Combining a job with a family is still not an automatism, especially for women. Where do you think there is room for improvement?

Germany is still quite conservative. Marriages receive tax benefits, while single parents are taxed at full rate. The recognition of single parents should be greater in society as a whole. Many mothers feel that they are taken less seriously despite being looked at more critically. That means that they have to put in twice the effort at work, never report sick, and always arrive at the office on time or even before their starting time. That was what I found really tough.

Girls” for a while now. In 2016, you and some friends founded an online magazine of the same name. What is the idea behind it and which issues are particularly important to you?

I rediscovered the hashtag about three years ago. When I realised that other women were also concluding their posts with #trustthegirls, I felt the need to create something more out of that. I met Eva on Instagram. Together, we founded the site “Trust the Girls” in 2016 to provide a platform for feminist subjects. At the launch, we organised a discussion event and had around 500 people in attendance – far more than the 80 we had hoped for. Discrimination and sexism in daily life manifest themselves in different ways, and every woman experiences them differently.
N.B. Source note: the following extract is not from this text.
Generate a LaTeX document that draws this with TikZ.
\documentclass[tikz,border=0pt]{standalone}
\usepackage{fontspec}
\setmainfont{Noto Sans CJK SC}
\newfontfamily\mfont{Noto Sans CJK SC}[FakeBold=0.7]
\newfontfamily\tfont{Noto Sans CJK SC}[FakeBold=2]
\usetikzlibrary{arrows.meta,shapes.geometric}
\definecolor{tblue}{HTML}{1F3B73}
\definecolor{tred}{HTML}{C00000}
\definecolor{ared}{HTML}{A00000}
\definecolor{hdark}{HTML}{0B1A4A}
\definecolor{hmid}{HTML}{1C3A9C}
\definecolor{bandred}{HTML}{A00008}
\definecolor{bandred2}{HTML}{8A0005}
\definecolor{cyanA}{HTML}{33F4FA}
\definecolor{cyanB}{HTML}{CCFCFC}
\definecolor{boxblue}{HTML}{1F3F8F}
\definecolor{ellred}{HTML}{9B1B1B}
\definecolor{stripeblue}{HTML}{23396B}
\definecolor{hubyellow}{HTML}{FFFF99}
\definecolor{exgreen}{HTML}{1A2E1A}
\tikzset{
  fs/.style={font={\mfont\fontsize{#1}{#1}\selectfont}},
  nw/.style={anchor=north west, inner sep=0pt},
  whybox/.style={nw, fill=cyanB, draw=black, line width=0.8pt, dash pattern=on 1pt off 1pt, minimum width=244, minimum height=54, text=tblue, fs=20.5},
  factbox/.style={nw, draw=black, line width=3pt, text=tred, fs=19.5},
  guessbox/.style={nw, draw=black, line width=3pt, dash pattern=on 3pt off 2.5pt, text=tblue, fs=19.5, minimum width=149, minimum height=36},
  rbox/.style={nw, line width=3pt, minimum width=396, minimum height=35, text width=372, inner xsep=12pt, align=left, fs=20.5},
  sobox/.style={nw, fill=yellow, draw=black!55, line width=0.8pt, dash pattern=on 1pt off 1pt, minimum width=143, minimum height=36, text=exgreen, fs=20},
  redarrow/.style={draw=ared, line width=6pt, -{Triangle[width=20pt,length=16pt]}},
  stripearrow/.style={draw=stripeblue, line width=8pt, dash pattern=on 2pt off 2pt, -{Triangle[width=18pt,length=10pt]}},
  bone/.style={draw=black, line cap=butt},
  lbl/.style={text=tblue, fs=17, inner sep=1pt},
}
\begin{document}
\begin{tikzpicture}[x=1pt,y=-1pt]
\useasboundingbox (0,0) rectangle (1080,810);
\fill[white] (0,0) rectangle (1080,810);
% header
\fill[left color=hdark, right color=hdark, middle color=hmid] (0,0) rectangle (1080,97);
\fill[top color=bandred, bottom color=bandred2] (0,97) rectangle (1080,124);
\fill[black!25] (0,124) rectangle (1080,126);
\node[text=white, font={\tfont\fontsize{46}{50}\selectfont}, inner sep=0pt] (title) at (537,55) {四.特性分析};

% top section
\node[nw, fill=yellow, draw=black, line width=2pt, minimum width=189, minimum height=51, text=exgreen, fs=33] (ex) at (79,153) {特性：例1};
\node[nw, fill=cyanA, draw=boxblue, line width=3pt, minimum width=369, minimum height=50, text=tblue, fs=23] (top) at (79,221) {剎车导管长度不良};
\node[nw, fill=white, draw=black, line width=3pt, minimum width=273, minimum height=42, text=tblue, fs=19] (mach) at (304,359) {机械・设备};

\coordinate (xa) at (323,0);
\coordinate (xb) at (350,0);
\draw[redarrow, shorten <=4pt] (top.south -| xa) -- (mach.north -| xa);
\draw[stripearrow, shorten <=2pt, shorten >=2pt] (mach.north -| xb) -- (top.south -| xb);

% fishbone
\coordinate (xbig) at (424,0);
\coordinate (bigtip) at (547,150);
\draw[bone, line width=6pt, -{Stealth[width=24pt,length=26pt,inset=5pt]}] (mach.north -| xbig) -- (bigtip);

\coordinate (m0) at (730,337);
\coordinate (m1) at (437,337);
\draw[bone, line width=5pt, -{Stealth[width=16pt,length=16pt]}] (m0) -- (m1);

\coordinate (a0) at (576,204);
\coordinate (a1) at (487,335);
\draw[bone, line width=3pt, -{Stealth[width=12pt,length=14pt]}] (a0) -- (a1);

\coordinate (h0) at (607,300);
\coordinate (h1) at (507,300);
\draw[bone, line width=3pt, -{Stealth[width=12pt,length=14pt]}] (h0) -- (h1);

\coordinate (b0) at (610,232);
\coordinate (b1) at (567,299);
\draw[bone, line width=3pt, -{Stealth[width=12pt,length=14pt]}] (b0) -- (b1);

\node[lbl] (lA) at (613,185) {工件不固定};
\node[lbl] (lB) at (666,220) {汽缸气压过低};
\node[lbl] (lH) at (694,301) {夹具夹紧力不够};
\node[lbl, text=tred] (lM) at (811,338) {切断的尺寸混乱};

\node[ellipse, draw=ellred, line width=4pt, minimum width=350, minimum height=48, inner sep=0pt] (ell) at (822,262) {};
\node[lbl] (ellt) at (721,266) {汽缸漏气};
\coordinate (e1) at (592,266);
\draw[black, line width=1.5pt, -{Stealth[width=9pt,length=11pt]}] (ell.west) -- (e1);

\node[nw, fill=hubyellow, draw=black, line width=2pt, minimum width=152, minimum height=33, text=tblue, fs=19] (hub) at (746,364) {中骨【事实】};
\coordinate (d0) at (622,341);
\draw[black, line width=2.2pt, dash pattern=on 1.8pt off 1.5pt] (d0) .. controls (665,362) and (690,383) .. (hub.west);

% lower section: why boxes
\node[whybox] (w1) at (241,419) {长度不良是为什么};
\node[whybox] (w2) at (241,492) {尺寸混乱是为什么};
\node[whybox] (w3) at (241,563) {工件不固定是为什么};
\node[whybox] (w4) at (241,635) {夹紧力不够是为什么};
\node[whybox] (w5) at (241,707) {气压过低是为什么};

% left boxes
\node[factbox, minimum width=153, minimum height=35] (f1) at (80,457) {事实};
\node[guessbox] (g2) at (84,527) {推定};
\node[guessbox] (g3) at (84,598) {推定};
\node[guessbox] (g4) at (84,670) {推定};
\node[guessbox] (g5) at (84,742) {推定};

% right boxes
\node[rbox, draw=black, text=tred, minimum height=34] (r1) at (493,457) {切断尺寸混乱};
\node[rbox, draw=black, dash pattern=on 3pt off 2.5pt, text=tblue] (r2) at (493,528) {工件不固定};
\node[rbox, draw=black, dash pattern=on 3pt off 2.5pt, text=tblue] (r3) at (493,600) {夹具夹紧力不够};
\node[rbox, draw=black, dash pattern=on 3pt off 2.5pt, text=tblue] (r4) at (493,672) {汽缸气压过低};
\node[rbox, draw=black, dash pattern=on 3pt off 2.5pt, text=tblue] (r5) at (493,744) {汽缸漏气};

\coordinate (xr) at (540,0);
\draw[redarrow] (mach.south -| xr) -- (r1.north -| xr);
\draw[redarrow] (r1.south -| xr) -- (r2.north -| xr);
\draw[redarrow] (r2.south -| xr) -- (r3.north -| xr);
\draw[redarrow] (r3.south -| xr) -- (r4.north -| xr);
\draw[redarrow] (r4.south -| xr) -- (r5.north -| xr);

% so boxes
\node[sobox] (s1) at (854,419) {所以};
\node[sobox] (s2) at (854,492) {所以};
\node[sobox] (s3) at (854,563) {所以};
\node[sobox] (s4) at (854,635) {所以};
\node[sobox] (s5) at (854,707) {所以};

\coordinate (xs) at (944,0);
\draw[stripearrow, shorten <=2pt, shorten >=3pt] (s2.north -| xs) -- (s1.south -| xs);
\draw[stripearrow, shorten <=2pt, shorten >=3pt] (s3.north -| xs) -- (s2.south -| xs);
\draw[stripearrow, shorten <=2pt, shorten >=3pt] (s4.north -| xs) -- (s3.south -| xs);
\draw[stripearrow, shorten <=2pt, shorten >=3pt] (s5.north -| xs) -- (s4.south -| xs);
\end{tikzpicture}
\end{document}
We want to give a voice to all those who can’t go out and demonstrate on the streets.

Is feminism celebrating a comeback at the moment?

Feminism has definitively come back to life. All over the world, women are demonstrating to express solidarity and support for one another. On the other hand, more and more commercial brands are now discovering feminism. That’s something I find troubling, in principle. When young girls buy a t-shirt with the caption “I’m a Feminist”, it can work as a kind of door opener. However, if these t-shirts retail for just three euros, how are the seamstresses supposed to support their families? I hope that women will see through that. The question remains as to how political content can be transported using commercial girl power. I’m looking forward to seeing how that plays out.
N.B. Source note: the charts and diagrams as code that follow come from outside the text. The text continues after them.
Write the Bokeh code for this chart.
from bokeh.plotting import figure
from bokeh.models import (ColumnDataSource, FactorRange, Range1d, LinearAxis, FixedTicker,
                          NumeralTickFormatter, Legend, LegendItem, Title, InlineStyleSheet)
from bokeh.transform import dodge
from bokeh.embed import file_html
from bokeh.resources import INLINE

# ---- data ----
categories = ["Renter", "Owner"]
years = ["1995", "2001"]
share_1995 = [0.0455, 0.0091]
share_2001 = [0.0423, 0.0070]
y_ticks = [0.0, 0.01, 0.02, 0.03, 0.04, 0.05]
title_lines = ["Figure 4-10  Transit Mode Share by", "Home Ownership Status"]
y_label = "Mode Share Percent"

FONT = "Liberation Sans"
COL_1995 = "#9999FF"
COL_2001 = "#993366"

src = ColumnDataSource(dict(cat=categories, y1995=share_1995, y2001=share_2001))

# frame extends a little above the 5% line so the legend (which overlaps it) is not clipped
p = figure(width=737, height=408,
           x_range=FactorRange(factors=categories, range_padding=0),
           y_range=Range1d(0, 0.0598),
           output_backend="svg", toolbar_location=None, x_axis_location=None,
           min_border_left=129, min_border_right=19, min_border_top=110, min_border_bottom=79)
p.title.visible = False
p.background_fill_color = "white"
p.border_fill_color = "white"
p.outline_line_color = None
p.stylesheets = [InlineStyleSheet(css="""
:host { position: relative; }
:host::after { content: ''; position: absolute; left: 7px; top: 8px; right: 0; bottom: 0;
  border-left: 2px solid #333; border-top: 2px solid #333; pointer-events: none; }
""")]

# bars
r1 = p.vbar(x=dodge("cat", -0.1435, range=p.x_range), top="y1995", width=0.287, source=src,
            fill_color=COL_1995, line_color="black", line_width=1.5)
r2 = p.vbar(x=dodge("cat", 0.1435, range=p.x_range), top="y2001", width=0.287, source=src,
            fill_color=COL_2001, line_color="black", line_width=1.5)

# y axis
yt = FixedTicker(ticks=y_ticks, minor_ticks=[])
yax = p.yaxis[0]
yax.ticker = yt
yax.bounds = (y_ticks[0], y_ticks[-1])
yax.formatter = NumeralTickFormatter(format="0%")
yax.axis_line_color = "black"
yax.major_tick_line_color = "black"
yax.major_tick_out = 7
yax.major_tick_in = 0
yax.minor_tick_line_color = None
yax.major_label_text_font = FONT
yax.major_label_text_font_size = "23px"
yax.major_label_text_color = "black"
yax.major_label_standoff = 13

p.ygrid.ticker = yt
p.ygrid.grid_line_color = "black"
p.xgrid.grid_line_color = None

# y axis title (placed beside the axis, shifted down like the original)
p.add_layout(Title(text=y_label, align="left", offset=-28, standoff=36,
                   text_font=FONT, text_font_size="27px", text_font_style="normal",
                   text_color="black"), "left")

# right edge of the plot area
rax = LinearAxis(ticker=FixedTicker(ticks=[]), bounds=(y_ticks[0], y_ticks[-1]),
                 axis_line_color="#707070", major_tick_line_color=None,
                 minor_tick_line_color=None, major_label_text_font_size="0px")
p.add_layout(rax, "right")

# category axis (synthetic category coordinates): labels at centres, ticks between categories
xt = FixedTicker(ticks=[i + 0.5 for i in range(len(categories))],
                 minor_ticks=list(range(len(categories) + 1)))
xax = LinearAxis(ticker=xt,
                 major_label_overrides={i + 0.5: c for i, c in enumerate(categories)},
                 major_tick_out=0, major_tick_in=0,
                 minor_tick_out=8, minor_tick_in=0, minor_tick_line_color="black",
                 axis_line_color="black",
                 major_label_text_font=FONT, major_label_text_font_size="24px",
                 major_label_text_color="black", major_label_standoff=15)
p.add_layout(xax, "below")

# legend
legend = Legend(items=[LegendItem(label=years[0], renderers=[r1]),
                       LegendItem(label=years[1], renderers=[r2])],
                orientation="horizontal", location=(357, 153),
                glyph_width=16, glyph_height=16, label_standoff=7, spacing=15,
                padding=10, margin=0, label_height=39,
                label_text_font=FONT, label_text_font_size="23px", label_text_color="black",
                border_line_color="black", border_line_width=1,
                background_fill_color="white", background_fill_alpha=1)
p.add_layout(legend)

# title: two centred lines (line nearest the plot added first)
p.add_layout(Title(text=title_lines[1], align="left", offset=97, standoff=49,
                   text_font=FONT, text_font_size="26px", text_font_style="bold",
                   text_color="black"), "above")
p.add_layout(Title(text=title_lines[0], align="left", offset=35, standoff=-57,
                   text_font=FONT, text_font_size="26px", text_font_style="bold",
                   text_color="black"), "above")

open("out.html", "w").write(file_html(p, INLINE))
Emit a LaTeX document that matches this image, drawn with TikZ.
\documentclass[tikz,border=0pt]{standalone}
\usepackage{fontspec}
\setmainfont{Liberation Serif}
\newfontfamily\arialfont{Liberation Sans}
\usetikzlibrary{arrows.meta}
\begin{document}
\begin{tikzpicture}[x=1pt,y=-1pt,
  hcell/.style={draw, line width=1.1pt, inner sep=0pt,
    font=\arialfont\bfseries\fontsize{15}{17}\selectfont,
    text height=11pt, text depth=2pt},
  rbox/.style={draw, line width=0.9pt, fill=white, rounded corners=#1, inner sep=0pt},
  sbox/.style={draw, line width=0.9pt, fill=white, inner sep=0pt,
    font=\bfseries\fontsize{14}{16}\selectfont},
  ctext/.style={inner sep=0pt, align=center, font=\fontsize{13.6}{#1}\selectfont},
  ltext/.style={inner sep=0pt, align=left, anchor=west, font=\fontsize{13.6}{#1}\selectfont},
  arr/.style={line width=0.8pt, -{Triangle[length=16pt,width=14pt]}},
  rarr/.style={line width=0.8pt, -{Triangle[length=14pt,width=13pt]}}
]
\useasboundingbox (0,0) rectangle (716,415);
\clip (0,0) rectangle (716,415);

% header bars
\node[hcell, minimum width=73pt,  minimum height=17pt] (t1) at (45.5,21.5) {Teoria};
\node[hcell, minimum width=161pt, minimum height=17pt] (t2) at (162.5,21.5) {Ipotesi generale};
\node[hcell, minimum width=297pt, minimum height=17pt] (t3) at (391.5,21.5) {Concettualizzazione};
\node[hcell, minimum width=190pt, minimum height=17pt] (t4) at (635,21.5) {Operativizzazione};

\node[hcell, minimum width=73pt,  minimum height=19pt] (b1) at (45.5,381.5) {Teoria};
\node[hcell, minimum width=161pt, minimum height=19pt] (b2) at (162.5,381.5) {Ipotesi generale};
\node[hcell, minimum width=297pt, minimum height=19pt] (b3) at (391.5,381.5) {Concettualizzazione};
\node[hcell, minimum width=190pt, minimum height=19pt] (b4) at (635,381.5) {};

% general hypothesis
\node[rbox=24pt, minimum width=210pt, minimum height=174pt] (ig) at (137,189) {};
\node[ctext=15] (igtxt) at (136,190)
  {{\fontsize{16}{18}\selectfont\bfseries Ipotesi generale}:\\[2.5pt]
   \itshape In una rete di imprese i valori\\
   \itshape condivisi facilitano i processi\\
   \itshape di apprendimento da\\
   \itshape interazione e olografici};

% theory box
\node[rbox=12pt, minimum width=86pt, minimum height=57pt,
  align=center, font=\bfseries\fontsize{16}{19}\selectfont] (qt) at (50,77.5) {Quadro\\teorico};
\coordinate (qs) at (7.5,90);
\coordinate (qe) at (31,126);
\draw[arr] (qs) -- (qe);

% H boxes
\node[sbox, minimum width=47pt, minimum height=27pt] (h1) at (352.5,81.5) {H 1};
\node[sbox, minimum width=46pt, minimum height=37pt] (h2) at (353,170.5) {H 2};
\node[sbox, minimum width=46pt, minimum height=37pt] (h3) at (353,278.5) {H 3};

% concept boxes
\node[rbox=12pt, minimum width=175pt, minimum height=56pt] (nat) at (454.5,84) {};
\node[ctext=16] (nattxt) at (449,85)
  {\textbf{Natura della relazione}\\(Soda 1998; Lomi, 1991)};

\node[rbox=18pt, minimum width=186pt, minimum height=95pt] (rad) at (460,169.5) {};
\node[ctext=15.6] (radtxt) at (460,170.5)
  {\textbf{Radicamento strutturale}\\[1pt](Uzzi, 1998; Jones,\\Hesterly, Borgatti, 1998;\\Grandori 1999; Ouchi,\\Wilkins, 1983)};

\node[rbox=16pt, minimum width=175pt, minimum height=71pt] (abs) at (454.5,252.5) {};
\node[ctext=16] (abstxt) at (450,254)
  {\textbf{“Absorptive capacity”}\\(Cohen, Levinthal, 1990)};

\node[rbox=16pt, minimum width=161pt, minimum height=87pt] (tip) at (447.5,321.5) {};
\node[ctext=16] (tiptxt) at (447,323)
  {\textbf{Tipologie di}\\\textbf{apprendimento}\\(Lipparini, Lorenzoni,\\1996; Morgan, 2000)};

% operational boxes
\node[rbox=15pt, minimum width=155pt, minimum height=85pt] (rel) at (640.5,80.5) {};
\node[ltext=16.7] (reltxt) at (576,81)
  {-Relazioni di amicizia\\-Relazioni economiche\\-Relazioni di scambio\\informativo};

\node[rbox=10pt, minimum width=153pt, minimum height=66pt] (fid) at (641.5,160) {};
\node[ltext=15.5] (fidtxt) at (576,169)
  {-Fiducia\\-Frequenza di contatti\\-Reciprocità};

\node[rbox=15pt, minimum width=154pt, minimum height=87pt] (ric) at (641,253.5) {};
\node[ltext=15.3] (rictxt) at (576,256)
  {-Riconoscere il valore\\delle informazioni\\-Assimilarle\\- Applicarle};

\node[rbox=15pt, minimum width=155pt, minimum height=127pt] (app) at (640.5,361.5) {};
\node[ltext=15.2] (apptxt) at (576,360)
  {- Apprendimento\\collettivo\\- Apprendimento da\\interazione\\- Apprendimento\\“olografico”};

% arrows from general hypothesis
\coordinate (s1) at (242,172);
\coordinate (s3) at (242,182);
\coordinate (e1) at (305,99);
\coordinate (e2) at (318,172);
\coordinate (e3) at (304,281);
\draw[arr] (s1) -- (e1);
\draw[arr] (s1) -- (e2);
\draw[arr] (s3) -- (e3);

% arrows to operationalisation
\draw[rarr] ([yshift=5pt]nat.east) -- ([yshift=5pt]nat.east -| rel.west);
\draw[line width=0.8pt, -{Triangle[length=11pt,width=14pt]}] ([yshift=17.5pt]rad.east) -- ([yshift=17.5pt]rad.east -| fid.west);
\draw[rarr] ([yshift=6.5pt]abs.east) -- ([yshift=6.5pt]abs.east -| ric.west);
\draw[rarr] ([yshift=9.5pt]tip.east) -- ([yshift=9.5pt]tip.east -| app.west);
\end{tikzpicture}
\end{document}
Melodie Michelberger with a Trust the Girls phonecase

What do you think about Mercedes-Benz specifically targeting women with She’s Mercedes? Why are initiatives like this important?
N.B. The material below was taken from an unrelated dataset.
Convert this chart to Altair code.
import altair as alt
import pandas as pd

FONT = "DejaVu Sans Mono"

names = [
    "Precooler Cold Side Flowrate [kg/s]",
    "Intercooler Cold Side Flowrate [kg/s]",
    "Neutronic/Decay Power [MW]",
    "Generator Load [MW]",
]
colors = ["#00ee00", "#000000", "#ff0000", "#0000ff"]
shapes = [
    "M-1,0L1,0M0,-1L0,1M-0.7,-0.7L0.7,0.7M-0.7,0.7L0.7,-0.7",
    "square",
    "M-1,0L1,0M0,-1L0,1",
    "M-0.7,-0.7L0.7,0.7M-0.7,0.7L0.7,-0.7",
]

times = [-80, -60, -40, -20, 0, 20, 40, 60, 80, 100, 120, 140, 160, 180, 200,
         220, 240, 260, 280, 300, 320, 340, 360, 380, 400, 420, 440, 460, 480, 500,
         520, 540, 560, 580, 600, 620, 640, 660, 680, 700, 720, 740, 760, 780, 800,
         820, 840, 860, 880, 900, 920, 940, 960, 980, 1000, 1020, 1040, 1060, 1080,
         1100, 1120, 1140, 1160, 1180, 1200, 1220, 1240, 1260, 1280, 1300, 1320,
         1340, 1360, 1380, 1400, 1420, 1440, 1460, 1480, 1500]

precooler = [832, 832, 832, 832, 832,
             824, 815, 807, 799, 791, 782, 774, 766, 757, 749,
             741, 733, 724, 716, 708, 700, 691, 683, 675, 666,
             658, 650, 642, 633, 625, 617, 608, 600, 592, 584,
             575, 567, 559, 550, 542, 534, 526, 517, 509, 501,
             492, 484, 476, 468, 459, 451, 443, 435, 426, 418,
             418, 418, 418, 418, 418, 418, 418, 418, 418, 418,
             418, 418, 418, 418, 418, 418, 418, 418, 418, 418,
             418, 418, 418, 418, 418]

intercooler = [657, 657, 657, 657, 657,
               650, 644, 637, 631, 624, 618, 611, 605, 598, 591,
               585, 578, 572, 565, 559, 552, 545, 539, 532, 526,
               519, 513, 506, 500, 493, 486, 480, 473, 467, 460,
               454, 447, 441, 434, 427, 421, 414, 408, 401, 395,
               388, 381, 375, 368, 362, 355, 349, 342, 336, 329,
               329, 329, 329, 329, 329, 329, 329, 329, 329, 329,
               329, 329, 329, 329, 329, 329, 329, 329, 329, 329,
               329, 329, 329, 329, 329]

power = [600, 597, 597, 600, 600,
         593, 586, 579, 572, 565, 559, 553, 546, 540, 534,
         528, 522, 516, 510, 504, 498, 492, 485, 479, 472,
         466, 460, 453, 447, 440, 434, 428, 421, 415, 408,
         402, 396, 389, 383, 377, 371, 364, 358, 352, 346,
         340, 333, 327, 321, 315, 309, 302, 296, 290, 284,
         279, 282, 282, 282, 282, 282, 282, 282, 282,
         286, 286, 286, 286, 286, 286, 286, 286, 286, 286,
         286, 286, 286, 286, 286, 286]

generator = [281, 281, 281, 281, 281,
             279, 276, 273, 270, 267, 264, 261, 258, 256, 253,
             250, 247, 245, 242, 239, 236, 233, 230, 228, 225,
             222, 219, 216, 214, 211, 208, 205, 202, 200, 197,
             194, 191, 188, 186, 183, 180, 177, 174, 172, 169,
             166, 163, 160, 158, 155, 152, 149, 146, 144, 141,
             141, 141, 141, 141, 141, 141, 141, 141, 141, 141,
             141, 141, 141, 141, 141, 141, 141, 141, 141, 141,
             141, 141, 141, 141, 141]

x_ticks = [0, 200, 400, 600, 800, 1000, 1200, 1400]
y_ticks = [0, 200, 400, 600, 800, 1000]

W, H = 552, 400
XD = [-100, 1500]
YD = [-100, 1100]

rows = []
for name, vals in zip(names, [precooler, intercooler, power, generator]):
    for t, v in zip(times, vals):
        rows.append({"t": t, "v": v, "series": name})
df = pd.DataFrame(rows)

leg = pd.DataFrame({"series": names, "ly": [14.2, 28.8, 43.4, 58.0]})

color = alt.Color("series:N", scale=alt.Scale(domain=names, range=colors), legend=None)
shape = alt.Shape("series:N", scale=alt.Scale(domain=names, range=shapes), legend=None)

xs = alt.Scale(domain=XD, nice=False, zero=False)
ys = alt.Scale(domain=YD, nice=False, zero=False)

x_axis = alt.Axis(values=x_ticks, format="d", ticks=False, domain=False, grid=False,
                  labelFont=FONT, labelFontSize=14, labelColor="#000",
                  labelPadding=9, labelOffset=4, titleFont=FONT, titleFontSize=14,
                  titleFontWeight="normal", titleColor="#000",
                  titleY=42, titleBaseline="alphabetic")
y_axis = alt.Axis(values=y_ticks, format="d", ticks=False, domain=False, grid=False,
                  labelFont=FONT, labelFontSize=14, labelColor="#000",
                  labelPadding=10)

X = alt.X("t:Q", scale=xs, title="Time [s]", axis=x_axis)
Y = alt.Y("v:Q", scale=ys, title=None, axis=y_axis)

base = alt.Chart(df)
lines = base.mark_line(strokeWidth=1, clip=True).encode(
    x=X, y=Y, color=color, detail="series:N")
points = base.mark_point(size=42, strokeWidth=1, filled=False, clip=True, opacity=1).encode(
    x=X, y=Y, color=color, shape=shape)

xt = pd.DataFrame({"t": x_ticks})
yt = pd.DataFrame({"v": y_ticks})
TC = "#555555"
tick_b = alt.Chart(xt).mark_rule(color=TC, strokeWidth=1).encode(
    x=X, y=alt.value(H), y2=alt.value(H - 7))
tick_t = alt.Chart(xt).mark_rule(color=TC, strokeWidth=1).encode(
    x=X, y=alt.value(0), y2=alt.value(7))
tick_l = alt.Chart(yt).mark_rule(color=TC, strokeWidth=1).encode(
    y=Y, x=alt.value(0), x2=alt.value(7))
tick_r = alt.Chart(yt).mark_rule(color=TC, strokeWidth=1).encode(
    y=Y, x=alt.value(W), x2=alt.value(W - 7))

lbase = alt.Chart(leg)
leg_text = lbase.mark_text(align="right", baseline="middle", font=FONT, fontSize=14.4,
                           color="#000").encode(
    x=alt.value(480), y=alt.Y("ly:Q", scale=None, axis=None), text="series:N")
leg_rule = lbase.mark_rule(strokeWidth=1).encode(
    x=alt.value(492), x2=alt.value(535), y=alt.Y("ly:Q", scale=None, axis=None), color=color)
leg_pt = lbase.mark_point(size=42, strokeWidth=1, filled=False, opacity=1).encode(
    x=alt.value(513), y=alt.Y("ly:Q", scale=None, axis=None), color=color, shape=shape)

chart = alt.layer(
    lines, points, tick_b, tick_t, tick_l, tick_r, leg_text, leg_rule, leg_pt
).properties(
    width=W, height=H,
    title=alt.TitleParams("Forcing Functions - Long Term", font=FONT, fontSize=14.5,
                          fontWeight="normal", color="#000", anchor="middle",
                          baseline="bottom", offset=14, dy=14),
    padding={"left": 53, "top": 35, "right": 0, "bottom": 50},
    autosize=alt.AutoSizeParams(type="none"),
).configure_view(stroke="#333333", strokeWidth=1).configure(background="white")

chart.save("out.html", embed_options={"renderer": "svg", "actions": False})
Cars are seen as the prerogative of men. Many female drivers still elicit a smile when they open the bonnet themselves to refill something or when they explain to a technician what is broken. That’s why it’s great that Mercedes-Benz is taking a stance and helping to give women a feeling of belonging.

In Hamburg, we drove around with a B 250 e. Is that the future of mobility?

It’s a complex subject, and some of the issues involved are still unresolved, of course. The life expectancy of the batteries needs to be improved, and if one plug doesn’t connect with another, that’s annoying. While we exploit natural reserves more and more extensively, the fight over market rights simmers on. It’s almost petty and short-sighted. In theory, we have enough renewable energies. Children grow up knowing this and often can’t understand why we as adults think in such retrogressive ways. But, thankfully, things are starting to move now—also at Mercedes-Benz. And it pleases me immensely!